Password Cracking Backdoor

One of the first and oldest methods of intruders used to gain not only access to a Unix machine but backdoors was to run a password cracker.  This uncovers weak passworded accounts.  All these new accounts are now possible backdoors into a machine even if the system administrator locks out the
intruder's current account.  Many times, the intruder will look for unused accounts with easy passwords and change the password to something difficult.  When the administrator looked for all the weak passworded accounts, the accounts with modified passwords will not appear.  Thus the administrator will not be able to easily determine which accounts to lock out.

Rhosts + + Backdoor

On networked Unix machines, services like Rsh and Rlogin used a simple authentication method based on hostnames that appear in rhosts.  A user could easily configure which machines not to require a password to log into.  An intruder that gained access to someone's rhosts file could put a
"+ +" in the file and that would allow anyone from anywhere to log into that account without a password.  Many intruders use this method especially when NFS is exporting home directories to the world.   These accounts become backdoors for intruders to get back into the system.  Many intruders
prefer using Rsh over Rlogin because it is many times lacking any logging capability.  Many administrators check for "+ +" therefore an intruder may actually put in a hostname and username from another compromised account on the network, making it less obvious to spot.

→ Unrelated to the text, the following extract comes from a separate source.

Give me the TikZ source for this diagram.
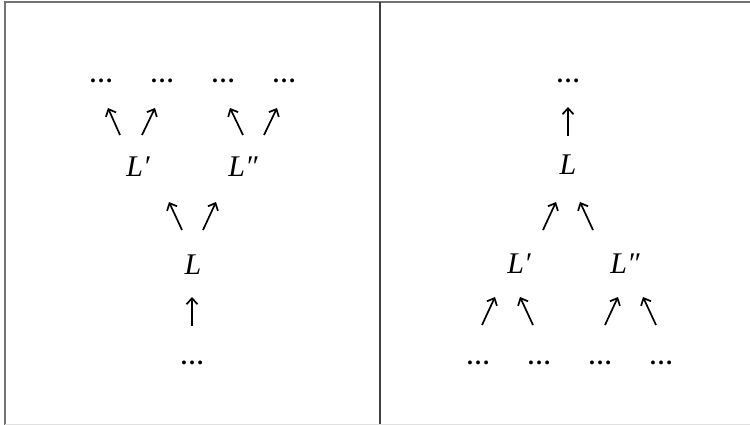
\documentclass[tikz,border=0pt]{standalone}
\usepackage{fontspec}
\setmainfont{Liberation Serif}
\usetikzlibrary{arrows.meta}
\begin{document}
\begin{tikzpicture}[x=1pt,y=-1pt,
  lab/.style={inner sep=0pt,font=\fontsize{30}{34}\selectfont\itshape},
  dts/.style={inner sep=0pt,font=\fontsize{24}{28}\selectfont\bfseries},
  arr/.style={line width=1.7pt,-{Straight Barb[length=6pt,width=11pt,line width=1.7pt]}},
  frame/.style={line width=2pt,draw=black!55}]
\useasboundingbox (0,0) rectangle (750,425);
% frame
\draw[frame] (4,2) -- (750,2);
\draw[frame] (5,1) -- (5,425);
\draw[line width=2pt,draw=black!75] (380,2) -- (380,425);
\draw[line width=0.6pt,draw=black!12] (5,424) -- (750,424);
% left panel
\node[dts] (a1) at (101,81) {…};
\node[dts] (a2) at (162,81) {…};
\node[dts] (a3) at (223,81) {…};
\node[dts] (a4) at (284,81) {…};
\node[lab] (lp) at (138,167) {L′};
\node[lab] (lpp) at (243,167) {L″};
\node[lab] (l) at (193,265) {L};
\node[dts] (b) at (192,363) {…};
\coordinate (s1) at (120,135); \coordinate (e1) at (108,108);
\coordinate (s2) at (142,135); \coordinate (e2) at (155,108);
\coordinate (s3) at (243,135); \coordinate (e3) at (230,108);
\coordinate (s4) at (264,135); \coordinate (e4) at (277,108);
\coordinate (s5) at (182,230); \coordinate (e5) at (169,202);
\coordinate (s6) at (203,230); \coordinate (e6) at (216,202);
\coordinate (s7) at (192,326); \coordinate (e7) at (192,297);
\foreach \i in {1,...,7} \draw[arr] (s\i) -- (e\i);
% right panel
\node[dts] (c) at (568,81) {…};
\node[lab] (r) at (568,165) {L};
\node[lab] (rp) at (519,264) {L′};
\node[lab] (rpp) at (625,264) {L″};
\node[dts] (d1) at (478,363) {…};
\node[dts] (d2) at (539,363) {…};
\node[dts] (d3) at (600,363) {…};
\node[dts] (d4) at (661,363) {…};
\coordinate (t1) at (568,136); \coordinate (f1) at (568,107);
\coordinate (t2) at (543,230); \coordinate (f2) at (556,202);
\coordinate (t3) at (593,230); \coordinate (f3) at (580,202);
\coordinate (t4) at (482,325); \coordinate (f4) at (495,297);
\coordinate (t5) at (533,325); \coordinate (f5) at (520,297);
\coordinate (t6) at (605,325); \coordinate (f6) at (618,297);
\coordinate (t7) at (656,325); \coordinate (f7) at (643,297);
\foreach \i in {1,...,7} \draw[arr] (t\i) -- (f\i);
\end{tikzpicture}
\end{document}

Checksum and Timestamp Backdoors

Early on, many intruders replaced binaries with their own trojan versions.  Many system administrators relied on time-stamping and the system checksum programs, e.g., Unix's sum program, to try to determine when a binary file has been modified.  Intruders have developed technology that will recreate  the same time-stamp for the trojan file as the original file.  This is
accomplished by setting the system clock time back to the original file's time and then adjusting the trojan file's time to the system clock.  Once the binary trojan file has the exact same time as the original, the system clock is reset to the current time.  The sum program relies on a CRC
checksum and is easily spoofed.  Intruders have developed programs that would modify the trojan binary to have the necessary original checksum, thus fooling the administrators.  MD5 checksums is the recommended choice to use today by most vendors.  MD5 is based on an algorithm that no one has yet to date proven can be spoofed.

Login Backdoor

On Unix, the login program is the software that usually does the password authentication when someone telnets to the machine.  Intruders grabbed the source code to login.c and modified it that when login compared the user's password with the stored password, it would first check for a backdoor password. If the user typed in the backdoor password, it would allow you to log in regardless of what the administrator sets the passwords to.  Thus this allowed the intruder to log into any account, even root.   The password backdoor would spawn access before the user actually logged in and appeared in utmp and wtmp.  Therefore an intruder could be logged in and have shell access without it appearing anyone is on that machine as that account.  Administrators started noticing these backdoors especially if they did a "strings" command to find what text was in the login program.
 Many times the backdoor password would show up. The intruders then encrypted or hid the backdoor password better so it would not appear by just doing strings.  Many of the administrators can detect these backdoors with MD5 checksums.